>> start Records supplied

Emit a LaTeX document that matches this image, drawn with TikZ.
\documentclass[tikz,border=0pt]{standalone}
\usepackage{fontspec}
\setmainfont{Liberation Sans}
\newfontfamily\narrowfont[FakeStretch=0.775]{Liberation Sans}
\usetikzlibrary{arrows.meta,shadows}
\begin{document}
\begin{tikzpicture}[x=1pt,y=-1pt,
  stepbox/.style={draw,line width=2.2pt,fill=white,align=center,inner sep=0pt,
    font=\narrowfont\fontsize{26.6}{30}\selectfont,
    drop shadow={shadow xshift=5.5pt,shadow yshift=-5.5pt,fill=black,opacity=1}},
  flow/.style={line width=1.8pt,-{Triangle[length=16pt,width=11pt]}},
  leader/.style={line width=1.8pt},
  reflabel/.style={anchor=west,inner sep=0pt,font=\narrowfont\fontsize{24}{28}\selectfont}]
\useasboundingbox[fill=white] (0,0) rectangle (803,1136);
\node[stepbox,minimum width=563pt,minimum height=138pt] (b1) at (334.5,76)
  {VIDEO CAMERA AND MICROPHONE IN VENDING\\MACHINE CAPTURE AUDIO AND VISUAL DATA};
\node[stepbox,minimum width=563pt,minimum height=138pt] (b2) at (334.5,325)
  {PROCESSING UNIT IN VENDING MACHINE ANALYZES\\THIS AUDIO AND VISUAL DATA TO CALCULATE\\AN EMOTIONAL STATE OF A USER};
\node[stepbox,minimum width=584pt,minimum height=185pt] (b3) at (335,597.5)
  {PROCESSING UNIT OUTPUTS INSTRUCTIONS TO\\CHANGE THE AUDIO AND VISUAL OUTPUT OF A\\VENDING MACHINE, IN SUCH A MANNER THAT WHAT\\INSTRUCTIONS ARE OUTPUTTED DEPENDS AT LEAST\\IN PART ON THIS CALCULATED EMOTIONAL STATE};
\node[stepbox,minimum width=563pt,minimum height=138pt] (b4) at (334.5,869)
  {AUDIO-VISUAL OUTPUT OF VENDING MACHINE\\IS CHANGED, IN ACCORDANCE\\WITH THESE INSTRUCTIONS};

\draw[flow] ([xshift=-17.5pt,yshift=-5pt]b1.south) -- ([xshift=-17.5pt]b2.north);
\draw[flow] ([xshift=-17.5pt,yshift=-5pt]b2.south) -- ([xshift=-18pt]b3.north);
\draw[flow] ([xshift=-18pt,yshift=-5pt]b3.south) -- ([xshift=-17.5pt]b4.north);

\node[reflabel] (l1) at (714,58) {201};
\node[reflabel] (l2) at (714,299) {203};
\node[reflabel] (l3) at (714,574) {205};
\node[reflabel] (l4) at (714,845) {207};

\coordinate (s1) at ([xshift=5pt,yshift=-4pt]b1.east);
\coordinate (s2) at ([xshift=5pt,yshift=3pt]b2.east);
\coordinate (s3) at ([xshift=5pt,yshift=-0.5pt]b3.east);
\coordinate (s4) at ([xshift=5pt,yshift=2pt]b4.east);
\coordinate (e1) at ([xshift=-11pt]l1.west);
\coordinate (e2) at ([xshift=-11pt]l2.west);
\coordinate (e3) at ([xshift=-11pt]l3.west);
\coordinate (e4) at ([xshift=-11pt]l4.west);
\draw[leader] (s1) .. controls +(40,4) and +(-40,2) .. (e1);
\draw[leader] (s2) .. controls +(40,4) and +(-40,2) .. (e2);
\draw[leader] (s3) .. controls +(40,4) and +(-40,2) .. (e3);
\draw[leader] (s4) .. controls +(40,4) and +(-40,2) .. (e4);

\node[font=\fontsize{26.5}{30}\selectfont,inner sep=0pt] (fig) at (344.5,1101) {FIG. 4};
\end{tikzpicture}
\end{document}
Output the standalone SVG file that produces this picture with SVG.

>> end Records supplied

### Direction
Restate the first line and every line after it, word for word, stopping once the line with "(l4) at (714,845)" is done.

### Output
Emit a LaTeX document that matches this image, drawn with TikZ.
\documentclass[tikz,border=0pt]{standalone}
\usepackage{fontspec}
\setmainfont{Liberation Sans}
\newfontfamily\narrowfont[FakeStretch=0.775]{Liberation Sans}
\usetikzlibrary{arrows.meta,shadows}
\begin{document}
\begin{tikzpicture}[x=1pt,y=-1pt,
  stepbox/.style={draw,line width=2.2pt,fill=white,align=center,inner sep=0pt,
    font=\narrowfont\fontsize{26.6}{30}\selectfont,
    drop shadow={shadow xshift=5.5pt,shadow yshift=-5.5pt,fill=black,opacity=1}},
  flow/.style={line width=1.8pt,-{Triangle[length=16pt,width=11pt]}},
  leader/.style={line width=1.8pt},
  reflabel/.style={anchor=west,inner sep=0pt,font=\narrowfont\fontsize{24}{28}\selectfont}]
\useasboundingbox[fill=white] (0,0) rectangle (803,1136);
\node[stepbox,minimum width=563pt,minimum height=138pt] (b1) at (334.5,76)
  {VIDEO CAMERA AND MICROPHONE IN VENDING\\MACHINE CAPTURE AUDIO AND VISUAL DATA};
\node[stepbox,minimum width=563pt,minimum height=138pt] (b2) at (334.5,325)
  {PROCESSING UNIT IN VENDING MACHINE ANALYZES\\THIS AUDIO AND VISUAL DATA TO CALCULATE\\AN EMOTIONAL STATE OF A USER};
\node[stepbox,minimum width=584pt,minimum height=185pt] (b3) at (335,597.5)
  {PROCESSING UNIT OUTPUTS INSTRUCTIONS TO\\CHANGE THE AUDIO AND VISUAL OUTPUT OF A\\VENDING MACHINE, IN SUCH A MANNER THAT WHAT\\INSTRUCTIONS ARE OUTPUTTED DEPENDS AT LEAST\\IN PART ON THIS CALCULATED EMOTIONAL STATE};
\node[stepbox,minimum width=563pt,minimum height=138pt] (b4) at (334.5,869)
  {AUDIO-VISUAL OUTPUT OF VENDING MACHINE\\IS CHANGED, IN ACCORDANCE\\WITH THESE INSTRUCTIONS};

\draw[flow] ([xshift=-17.5pt,yshift=-5pt]b1.south) -- ([xshift=-17.5pt]b2.north);
\draw[flow] ([xshift=-17.5pt,yshift=-5pt]b2.south) -- ([xshift=-18pt]b3.north);
\draw[flow] ([xshift=-18pt,yshift=-5pt]b3.south) -- ([xshift=-17.5pt]b4.north);

\node[reflabel] (l1) at (714,58) {201};
\node[reflabel] (l2) at (714,299) {203};
\node[reflabel] (l3) at (714,574) {205};
\node[reflabel] (l4) at (714,845) {207};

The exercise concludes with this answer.